M&E + Design: Innovation Through Collaboration

 

Just six months after COVID-19 closed schools, Educate! launched its first distance learning model in Uganda, and 3,400 young people enrolled. We’re now remotely reaching just as many Ugandan youth as we were in schools pre-pandemic, with over 40,000 enrolled. This rapid adaptation and scale are made possible by our ongoing investment in collaborative research and development (R&D).  

Did you know that on average, less than 1% of yearly revenue in international development is spent on R&D, compared to the up to 20% spent at companies like Google and Intel? 

Educate! believes R&D is critical to ensuring we continue to scale the most effective solutions, and these investments have been crucial to our success. This innovation is a key element of what we believe it takes to build a disruptive non-profit social enterprise. 

Two teams drive R&D at Educate!: Design and Monitoring & Evaluation (M&E). They have developed a systematized partnership, and their collaboration allows us to build innovation directly into our solutions. M&E Manager Brian Okwir notes that this partnership enables us to closely monitor all models as they grow and change, which helps us to quickly discover and overcome any barriers to youth impact. 

Design and M&E continuously collaborate throughout the model development and pilot process:

1. Setup: Collaborating to Build and Pilot

At the Setup stage of a brand new model, the Design and M&E Teams come together to consider how a new model might effectively build the critical youth skills proven to impact their lives in the long term. 

 

The Design Team first considers how to create an engaging and effective learner experience and then works to refine it. They begin by asking themselves questions about the design elements that drive youth participation and engagement.

For example: What keeps some youth from enrolling in the model? Is the curriculum being delivered and received as designed?

The M&E Team produces a plan to  track the implementation of the model and its impact on youth. They focus on assessing the frequency of youth participation throughout the pilot’s learning activities as well as their effectiveness. 

For example: What skills are participants developing in those experiences, and how are those skills impacting their lives?

 

To answer these initial questions and to be able to measure the pilot’s success when it ends, the teams jointly develop key performance indicators for each aspect of the model and find a way to gather that data. For example, to better understand if a particular lesson within the curriculum is effective, the teams might ask youth if they’ve practiced a specific skill from that lesson within their small business or community project and how it might have impacted their work. 

Design and M&E are thought partners. Design comes up with thoughts on how the model might be developed and delivered, and this is transformed into design strategies. M&E develops tools and systems to monitor and evaluate the implementation of the model, and shares information which tells the teams whether the model is working or not based on how it was designed.
— Aloysie Niyoyita, Regional Performance Metrics Manager

2. Integration: Building a Data-Driven Culture

At the Integration stage, Design and M&E meet with additional teams to talk through a pilot’s design, goals, and how to assess its performance as the pilot launches and runs. 
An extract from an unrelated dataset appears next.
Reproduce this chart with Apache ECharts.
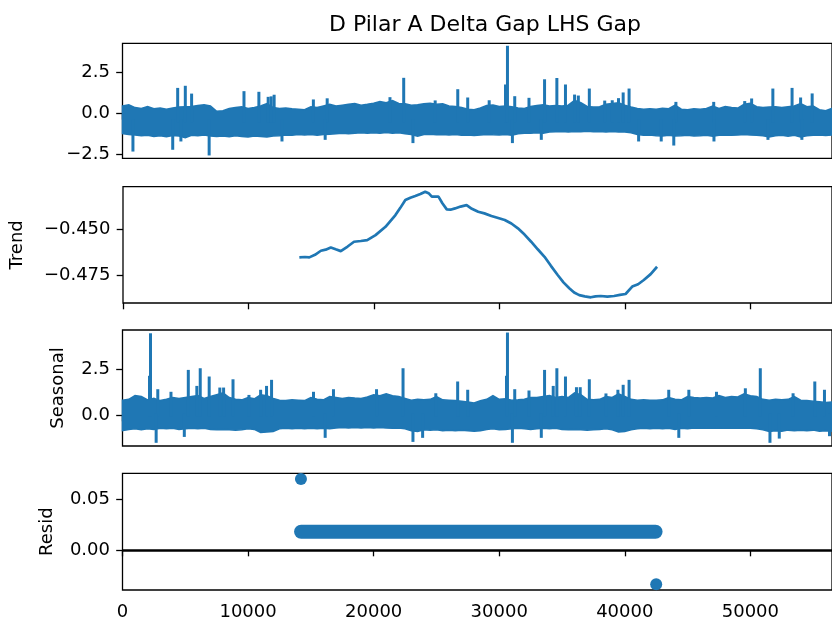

This performance indicator data is regularly collected and displayed within online dashboards that all teams can access to see the model’s progress in real-time. Design and M&E’s role is to ensure others can understand the dashboard’s metrics and how they relate to each staff member’s role. For example, Design and M&E train the Program Implementation Team to interpret and effectively use youth participation data to better manage and support the staff facilitating the learning experience for youth as the program runs. 

Samson Mbugua, Head of Performance Metrics, finds this step critical to Educate!’s alignment and culture:

Design and M&E work to establish that causal relationship between activities and impact, documenting this in a roadmap based on our Theory of Change. Within the broader team, this roadmap is used to center the teams to work toward impact in a measurable manner, creating a data-driven culture.
— Samson Mbugua, Head of Performance Metrics

3. Iteration: Making Evidence-Based Improvements to Strengthen Impact

At the Iteration stage, Design and M&E work together to answer the questions that guided their decisions during the Setup. They each produce a report to highlight where the model met its objectives and where there is room for improvement. If, for example, the Design Team decided to test a gamification strategy to increase youth engagement, they will work with M&E to see if the point system developed for one group of participants helped to motivate them to participate in more activities than their counterparts without this game element.

Finally, Design and M&E propose design changes, brainstorm how to effectively implement them, and consider how to measure their impact. Then, the cycle begins all over again. Thanks to this strong partnership and a steadfast investment in R&D, Brian Okwir, Monitoring & Evaluation Manager, notes:

Educate! is able to build more complex models and systems with the confidence that they are working well, in a way that allows us to continuously learn and improve.